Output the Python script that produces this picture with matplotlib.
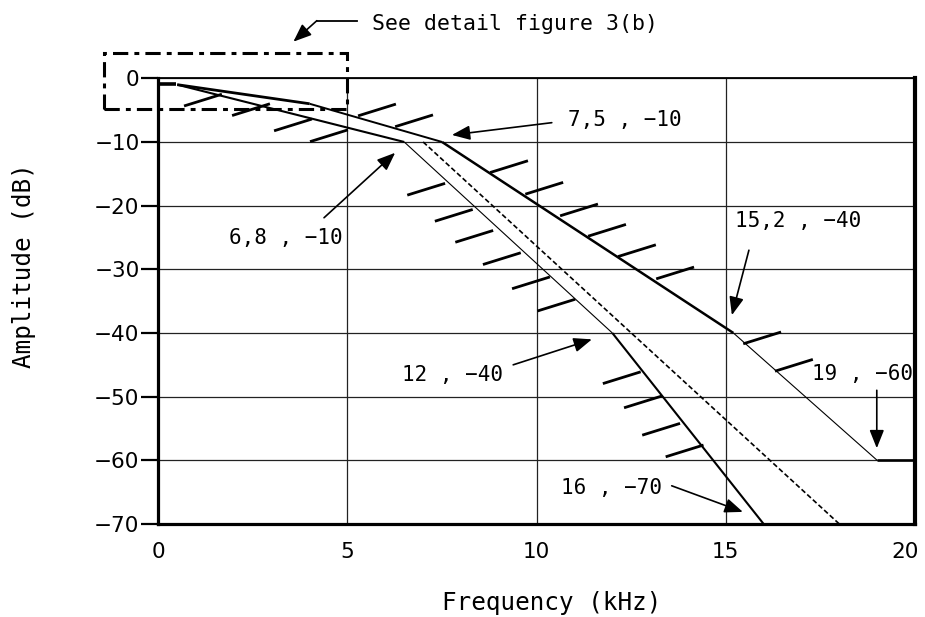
import numpy as np
import matplotlib
matplotlib.use("Agg")
import matplotlib.pyplot as plt
import matplotlib.transforms as mtransforms
from matplotlib.patches import Rectangle

# ---------------- data (kHz, dB) ----------------
x_ticks = [0, 5, 10, 15, 20]
y_ticks = [0, -10, -20, -30, -40, -50, -60, -70]

upper_x = [0.5, 4.0, 7.5, 15.2, 19.0, 20.0]
upper_y = [-1.0, -4.0, -10.0, -40.0, -60.0, -60.0]
upper_lw = [2.0, 1.4, 1.8, 0.8, 1.9]

lower_x = [0.5, 6.5, 12.0, 16.0]
lower_y = [-1.0, -10.0, -40.0, -70.0]
lower_lw = [1.5, 0.8, 1.5]

resp_x = [7.0, 18.0]
resp_y = [-10.0, -70.0]

pass_x = [0.0, 0.48]
pass_y = [-0.9, -0.9]

# hatch anchor points (upper mask: hatch starts here, lower mask: hatch ends here)
hatch_up_x = [5.28, 6.26, 8.77, 9.70, 10.62, 11.36, 12.15, 13.16, 15.46, 16.30]
hatch_up_y = [-5.9, -7.6, -14.8, -18.2, -21.6, -24.8, -28.0, -31.5, -41.7, -46.0]
hatch_lo_x = [1.68, 2.95, 4.06, 5.01, 7.58, 8.31, 8.85, 9.58, 10.35, 11.02, 12.75, 13.31, 13.79, 14.41]
hatch_lo_y = [-2.5, -4.0, -6.4, -8.1, -16.5, -20.6, -23.9, -27.4, -31.2, -34.7, -46.1, -49.9, -54.2, -57.6]
hatch_dx, hatch_dy = 1.0, 1.85

# detail box (kHz, dB)
box_x = [-1.43, 5.0]
box_y = [-4.87, 3.93]

# annotations: text, text pos, arrow tail, arrow tip
ann_text = ["7,5 , \u221210", "6,8 , \u221210", "15,2 , \u221240", "19 , \u221260",
            "12 , \u221240", "16 , \u221270"]
ann_text_xy = [(10.83, -6.55), (1.87, -25.1), (15.24, -22.4), (17.27, -46.4),
               (6.43, -46.6), (10.65, -64.4)]
ann_tail = [(10.40, -6.97), (4.38, -21.9), (15.61, -27.0), (18.99, -49.0),
            (9.38, -45.0), (13.57, -64.0)]
ann_tip = [(7.76, -8.9), (6.26, -11.7), (15.16, -37.2), (18.99, -58.1),
           (11.46, -41.0), (15.45, -68.1)]

see_text = "See detail figure 3(b)"
see_text_xy = (5.64, 8.5)
see_line_x = [5.24, 4.19]
see_line_y = [9.05, 9.05]
see_tip = (3.57, 5.75)

# ---------------- figure ----------------
fig = plt.figure(figsize=(9.25, 6.17), dpi=100)
ax = fig.add_axes([0.17114, 0.15073, 0.81805, 0.72237])
ax.set_xlim(0, 20)
ax.set_ylim(-70, 0)

ax.set_xticks(x_ticks)
ax.set_yticks(y_ticks)
ax.tick_params(axis='x', length=0, pad=13, labelsize=15.5)
ax.tick_params(axis='y', direction='out', length=12, width=1.6, pad=1.5, labelsize=15.5)
for lab in ax.get_xticklabels() + ax.get_yticklabels():
    lab.set_fontfamily('DejaVu Sans')
# keep the last x tick label inside the canvas
last = ax.get_xticklabels()[-1]
last.set_transform(last.get_transform() +
                   mtransforms.ScaledTranslation(-10 / 100, 0, fig.dpi_scale_trans))

ax.grid(True, color='#222222', linewidth=0.9)
ax.set_axisbelow(True)

for side, lw in [('left', 2.3), ('bottom', 2.3), ('right', 3.0), ('top', 1.3)]:
    ax.spines[side].set_linewidth(lw)
    ax.spines[side].set_color('black')

# mask lines
for i in range(len(upper_x) - 1):
    ax.plot(upper_x[i:i + 2], upper_y[i:i + 2], color='black', lw=upper_lw[i],
            solid_capstyle='butt', zorder=3)
for i in range(len(lower_x) - 1):
    ax.plot(lower_x[i:i + 2], lower_y[i:i + 2], color='black', lw=lower_lw[i],
            solid_capstyle='butt', zorder=3)
ax.plot(resp_x, resp_y, color='black', lw=1.2, linestyle=(0, (3, 1.6)), zorder=3)
ax.plot(pass_x, pass_y, color='black', lw=2.6, solid_capstyle='butt', zorder=3, clip_on=False)

# hatches
for hx, hy in zip(hatch_up_x, hatch_up_y):
    ax.plot([hx, hx + hatch_dx], [hy, hy + hatch_dy], color='black', lw=2.0,
            solid_capstyle='butt', zorder=3)
for hx, hy in zip(hatch_lo_x, hatch_lo_y):
    ax.plot([hx - hatch_dx, hx], [hy - hatch_dy, hy], color='black', lw=2.0,
            solid_capstyle='butt', zorder=3)

# detail box
rect = Rectangle((box_x[0], box_y[0]), box_x[1] - box_x[0], box_y[1] - box_y[0],
                 fill=False, edgecolor='black', lw=2.2, linestyle=(0, (5, 2, 1.6, 2)),
                 clip_on=False, zorder=4)
ax.add_patch(rect)

mono = 'DejaVu Sans Mono'
arrow_kw = dict(arrowstyle='-|>,head_length=0.55,head_width=0.22', color='black',
                lw=1.2, shrinkA=0, shrinkB=0, mutation_scale=20)

for t, txy, tail, tip in zip(ann_text, ann_text_xy, ann_tail, ann_tip):
    ax.text(txy[0], txy[1], t, fontfamily=mono, fontsize=15, ha='left', va='center',
            zorder=5)
    ax.annotate('', xy=tip, xytext=tail, arrowprops=arrow_kw, zorder=5)

# see detail
ax.text(see_text_xy[0], see_text_xy[1], see_text, fontfamily=mono, fontsize=15.5,
        ha='left', va='center', clip_on=False)
ax.plot(see_line_x, see_line_y, color='black', lw=1.3, clip_on=False)
ax.annotate('', xy=see_tip, xytext=(see_line_x[1], see_line_y[1]),
            arrowprops=arrow_kw, annotation_clip=False)

fig.text(552 / 925, 1 - 603 / 617, "Frequency (kHz)", fontfamily=mono, fontsize=17.5,
         ha='center', va='center')
fig.text(24 / 925, 1 - 266 / 617, "Amplitude (dB)", fontfamily=mono, fontsize=17.5,
         ha='center', va='center', rotation=90)

fig.savefig("out.png", dpi=100)
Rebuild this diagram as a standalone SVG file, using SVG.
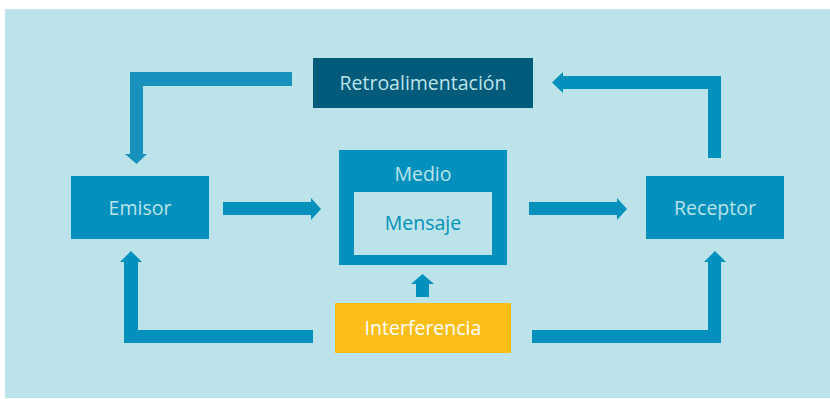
<svg xmlns="http://www.w3.org/2000/svg" width="830" height="399" viewBox="0 0 830 399">
<style>
.bg{fill:#bde3ea}
.box{fill:#0191bc}
.dark{fill:#005a7a}
.yellow{fill:#fbbe17}
.conn{fill:#0191bc}
.conn2{fill:#1891bd}
text{font-family:"Open Sans","Noto Sans","Liberation Sans",sans-serif;font-size:19.5px;text-anchor:middle}
.lt{fill:#bde3ea}
.bl{fill:#0191bc}
.wh{fill:#ffffff}
</style>
<rect x="0" y="0" width="830" height="399" fill="#ffffff"/>
<rect class="bg" x="5" y="9" width="825" height="389"/>
<g id="connectors">
<path class="conn2" d="M292,72 L130,72 L130,154 L125,154 L136.5,164 L147,154 L143,154 L143,86 L292,86 Z"/>
<path class="conn" d="M721,158 L708,158 L708,89 L563,89 L563,93 L552,82.5 L563,72 L563,76 L721,76 Z"/>
<path class="conn" d="M223,202 L311,202 L311,198 L321,209 L311,220 L311,215 L223,215 Z"/>
<path class="conn" d="M529,202 L617,202 L617,198 L627,209 L617,220 L617,215 L529,215 Z"/>
<path class="conn" d="M313,330 L138,330 L138,262 L142,262 L131,251 L120,262 L124,262 L124,343 L313,343 Z"/>
<path class="conn" d="M532,330 L708,330 L708,262 L704,262 L715,251 L726,262 L721,262 L721,343 L532,343 Z"/>
<path class="conn" d="M416,297 L416,284 L411,284 L422.5,274 L434,284 L429,284 L429,297 Z"/>
</g>
<g id="retroalimentacion">
<rect class="dark" x="313" y="58" width="220" height="50"/>
<text class="lt" x="423" y="90">Retroalimentación</text>
</g>
<g id="emisor">
<rect class="box" x="71" y="176" width="138" height="63"/>
<text class="lt" x="140" y="215">Emisor</text>
</g>
<g id="medio">
<rect class="box" x="339" y="150" width="168" height="115"/>
<rect class="bg" x="354" y="192" width="138" height="63"/>
<text class="lt" x="423" y="181">Medio</text>
<text class="bl" x="423" y="230">Mensaje</text>
</g>
<g id="receptor">
<rect class="box" x="646" y="176" width="138" height="63"/>
<text class="lt" x="715" y="215">Receptor</text>
</g>
<g id="interferencia">
<rect class="yellow" x="335" y="303" width="176" height="50"/>
<text class="wh" x="423" y="335">Interferencia</text>
</g>
</svg>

---

Task details
With all pictures left out, please transcribe exactly the lines from the start of the material through the line with "pass_y = [-0.9, -0.9]".

Solution to this task
Output the Python script that produces this picture with matplotlib.
import numpy as np
import matplotlib
matplotlib.use("Agg")
import matplotlib.pyplot as plt
import matplotlib.transforms as mtransforms
from matplotlib.patches import Rectangle

# ---------------- data (kHz, dB) ----------------
x_ticks = [0, 5, 10, 15, 20]
y_ticks = [0, -10, -20, -30, -40, -50, -60, -70]

upper_x = [0.5, 4.0, 7.5, 15.2, 19.0, 20.0]
upper_y = [-1.0, -4.0, -10.0, -40.0, -60.0, -60.0]
upper_lw = [2.0, 1.4, 1.8, 0.8, 1.9]

lower_x = [0.5, 6.5, 12.0, 16.0]
lower_y = [-1.0, -10.0, -40.0, -70.0]
lower_lw = [1.5, 0.8, 1.5]

resp_x = [7.0, 18.0]
resp_y = [-10.0, -70.0]

pass_x = [0.0, 0.48]
pass_y = [-0.9, -0.9]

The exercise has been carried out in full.